Extract the full listing verbatim and drop any pictures from your copy.

## begin COLLECTED DATA

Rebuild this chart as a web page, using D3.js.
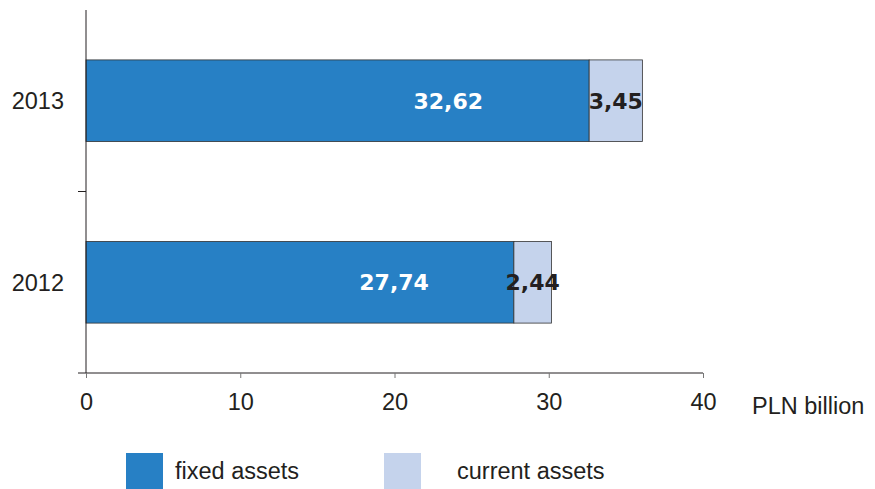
<!DOCTYPE html>
<html>
<head>
<meta charset="utf-8">
<script src="https://cdn.jsdelivr.net/npm/d3@7"></script>
<style>
  body { margin: 0; background: #fff; }
  text { font-family: "Liberation Sans", Arial, sans-serif; }
</style>
</head>
<body>
<svg id="chart" width="875" height="489"></svg>
<script>
const years = ['2013', '2012'];
const fixedAssets = [32.62, 27.74];
const currentAssets = [3.45, 2.44];
const xTicks = [0, 10, 20, 30, 40];
const unitLabel = 'PLN billion';
const seriesNames = ['fixed assets', 'current assets'];
const colors = ['#2780c5', '#c5d3ec'];

const fmt = v => v.toFixed(2).replace('.', ',');

const rows = years.map((y, i) => ({ year: y, fixed: fixedAssets[i], current: currentAssets[i] }));

const svg = d3.select('#chart');
const plotLeft = 86, plotRight = 703, plotTop = 10, plotBottom = 373;
const fontSize = '23.5px';

const x = d3.scaleLinear().domain([0, 40]).range([plotLeft, plotRight]);
const y = d3.scaleBand().domain(years).range([plotTop, plotBottom]).paddingInner(0.55).paddingOuter(0.275);
const yOuter = d3.scaleBand().domain(years).range([plotTop, plotBottom]);

// bars
const g = svg.append('g');
g.selectAll('rect.fixed').data(rows).enter().append('rect')
  .attr('class', 'fixed')
  .attr('x', x(0))
  .attr('y', d => y(d.year))
  .attr('width', d => x(d.fixed) - x(0))
  .attr('height', y.bandwidth())
  .attr('fill', colors[0])
  .attr('stroke', '#333')
  .attr('stroke-width', 0.8);

g.selectAll('rect.current').data(rows).enter().append('rect')
  .attr('class', 'current')
  .attr('x', d => x(d.fixed))
  .attr('y', d => y(d.year))
  .attr('width', d => x(d.fixed + d.current) - x(d.fixed))
  .attr('height', y.bandwidth())
  .attr('fill', colors[1])
  .attr('stroke', '#333')
  .attr('stroke-width', 0.8);

// value labels
g.selectAll('text.fixedLabel').data(rows).enter().append('text')
  .attr('x', d => x(d.fixed * 0.72))
  .attr('y', d => y(d.year) + y.bandwidth() / 2)
  .attr('dy', '0.36em')
  .attr('text-anchor', 'middle')
  .attr('fill', '#fff')
  .style('font-family', '"DejaVu Sans", sans-serif')
  .style('font-weight', 'bold')
  .style('font-size', '22px')
  .text(d => fmt(d.fixed));

g.selectAll('text.currentLabel').data(rows).enter().append('text')
  .attr('x', d => x(d.fixed + d.current / 2))
  .attr('y', d => y(d.year) + y.bandwidth() / 2)
  .attr('dy', '0.36em')
  .attr('text-anchor', 'middle')
  .attr('fill', '#231f20')
  .style('font-family', '"DejaVu Sans", sans-serif')
  .style('font-weight', 'bold')
  .style('font-size', '22px')
  .text(d => fmt(d.current));

// x axis
const xAxis = svg.append('g')
  .attr('transform', 'translate(0,' + plotBottom + ')')
  .call(d3.axisBottom(x).tickValues(xTicks).tickSize(5).tickSizeOuter(0).tickPadding(15).tickFormat(d3.format('d')));
xAxis.select('.domain').attr('d', 'M' + (plotLeft - 8) + ',0H' + plotRight).attr('stroke', '#231f20');
xAxis.selectAll('.tick line').attr('stroke', '#777');
xAxis.selectAll('.tick text').style('font-size', fontSize).style('font-family', '"Liberation Sans", Arial, sans-serif').attr('fill', '#231f20');

svg.append('text')
  .attr('x', 752)
  .attr('y', plotBottom + 41)
  .style('font-size', fontSize)
  .attr('fill', '#231f20')
  .text(unitLabel);

// y axis
svg.append('line')
  .attr('x1', plotLeft).attr('x2', plotLeft)
  .attr('y1', plotTop).attr('y2', plotBottom)
  .attr('stroke', '#231f20');
svg.append('line')
  .attr('x1', plotLeft - 8).attr('x2', plotLeft)
  .attr('y1', yOuter(years[1])).attr('y2', yOuter(years[1]))
  .attr('stroke', '#231f20');

svg.selectAll('text.year').data(years).enter().append('text')
  .attr('x', plotLeft - 22)
  .attr('y', d => y(d) + y.bandwidth() / 2)
  .attr('dy', '0.36em')
  .attr('text-anchor', 'end')
  .style('font-size', fontSize)
  .attr('fill', '#231f20')
  .text(d => d);

// legend
const legendX = [126, 384];
const legend = svg.selectAll('g.legend').data(seriesNames).enter().append('g')
  .attr('transform', (d, i) => 'translate(' + legendX[i] + ',453)');
legend.append('rect')
  .attr('width', 37).attr('height', 36)
  .attr('fill', (d, i) => colors[i]);
legend.append('text')
  .attr('x', (d, i) => i === 0 ? 49 : 73)
  .attr('y', 26)
  .style('font-size', fontSize)
  .attr('fill', '#231f20')
  .text(d => d);
</script>
</body>
</html>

## end COLLECTED DATA

RESULT OF THE TASK -
Rebuild this chart as a web page, using D3.js.
<!DOCTYPE html>
<html>
<head>
<meta charset="utf-8">
<script src="https://cdn.jsdelivr.net/npm/d3@7"></script>
<style>
  body { margin: 0; background: #fff; }
  text { font-family: "Liberation Sans", Arial, sans-serif; }
</style>
</head>
<body>
<svg id="chart" width="875" height="489"></svg>
<script>
const years = ['2013', '2012'];
const fixedAssets = [32.62, 27.74];
const currentAssets = [3.45, 2.44];
const xTicks = [0, 10, 20, 30, 40];
const unitLabel = 'PLN billion';
const seriesNames = ['fixed assets', 'current assets'];
const colors = ['#2780c5', '#c5d3ec'];

const fmt = v => v.toFixed(2).replace('.', ',');

const rows = years.map((y, i) => ({ year: y, fixed: fixedAssets[i], current: currentAssets[i] }));

const svg = d3.select('#chart');
const plotLeft = 86, plotRight = 703, plotTop = 10, plotBottom = 373;
const fontSize = '23.5px';

const x = d3.scaleLinear().domain([0, 40]).range([plotLeft, plotRight]);
const y = d3.scaleBand().domain(years).range([plotTop, plotBottom]).paddingInner(0.55).paddingOuter(0.275);
const yOuter = d3.scaleBand().domain(years).range([plotTop, plotBottom]);

// bars
const g = svg.append('g');
g.selectAll('rect.fixed').data(rows).enter().append('rect')
  .attr('class', 'fixed')
  .attr('x', x(0))
  .attr('y', d => y(d.year))
  .attr('width', d => x(d.fixed) - x(0))
  .attr('height', y.bandwidth())
  .attr('fill', colors[0])
  .attr('stroke', '#333')
  .attr('stroke-width', 0.8);

g.selectAll('rect.current').data(rows).enter().append('rect')
  .attr('class', 'current')
  .attr('x', d => x(d.fixed))
  .attr('y', d => y(d.year))
  .attr('width', d => x(d.fixed + d.current) - x(d.fixed))
  .attr('height', y.bandwidth())
  .attr('fill', colors[1])
  .attr('stroke', '#333')
  .attr('stroke-width', 0.8);

// value labels
g.selectAll('text.fixedLabel').data(rows).enter().append('text')
  .attr('x', d => x(d.fixed * 0.72))
  .attr('y', d => y(d.year) + y.bandwidth() / 2)
  .attr('dy', '0.36em')
  .attr('text-anchor', 'middle')
  .attr('fill', '#fff')
  .style('font-family', '"DejaVu Sans", sans-serif')
  .style('font-weight', 'bold')
  .style('font-size', '22px')
  .text(d => fmt(d.fixed));

g.selectAll('text.currentLabel').data(rows).enter().append('text')
  .attr('x', d => x(d.fixed + d.current / 2))
  .attr('y', d => y(d.year) + y.bandwidth() / 2)
  .attr('dy', '0.36em')
  .attr('text-anchor', 'middle')
  .attr('fill', '#231f20')
  .style('font-family', '"DejaVu Sans", sans-serif')
  .style('font-weight', 'bold')
  .style('font-size', '22px')
  .text(d => fmt(d.current));

// x axis
const xAxis = svg.append('g')
  .attr('transform', 'translate(0,' + plotBottom + ')')
  .call(d3.axisBottom(x).tickValues(xTicks).tickSize(5).tickSizeOuter(0).tickPadding(15).tickFormat(d3.format('d')));
xAxis.select('.domain').attr('d', 'M' + (plotLeft - 8) + ',0H' + plotRight).attr('stroke', '#231f20');
xAxis.selectAll('.tick line').attr('stroke', '#777');
xAxis.selectAll('.tick text').style('font-size', fontSize).style('font-family', '"Liberation Sans", Arial, sans-serif').attr('fill', '#231f20');

svg.append('text')
  .attr('x', 752)
  .attr('y', plotBottom + 41)
  .style('font-size', fontSize)
  .attr('fill', '#231f20')
  .text(unitLabel);

// y axis
svg.append('line')
  .attr('x1', plotLeft).attr('x2', plotLeft)
  .attr('y1', plotTop).attr('y2', plotBottom)
  .attr('stroke', '#231f20');
svg.append('line')
  .attr('x1', plotLeft - 8).attr('x2', plotLeft)
  .attr('y1', yOuter(years[1])).attr('y2', yOuter(years[1]))
  .attr('stroke', '#231f20');

svg.selectAll('text.year').data(years).enter().append('text')
  .attr('x', plotLeft - 22)
  .attr('y', d => y(d) + y.bandwidth() / 2)
  .attr('dy', '0.36em')
  .attr('text-anchor', 'end')
  .style('font-size', fontSize)
  .attr('fill', '#231f20')
  .text(d => d);

// legend
const legendX = [126, 384];
const legend = svg.selectAll('g.legend').data(seriesNames).enter().append('g')
  .attr('transform', (d, i) => 'translate(' + legendX[i] + ',453)');
legend.append('rect')
  .attr('width', 37).attr('height', 36)
  .attr('fill', (d, i) => colors[i]);
legend.append('text')
  .attr('x', (d, i) => i === 0 ? 49 : 73)
  .attr('y', 26)
  .style('font-size', fontSize)
  .attr('fill', '#231f20')
  .text(d => d);
</script>
</body>
</html>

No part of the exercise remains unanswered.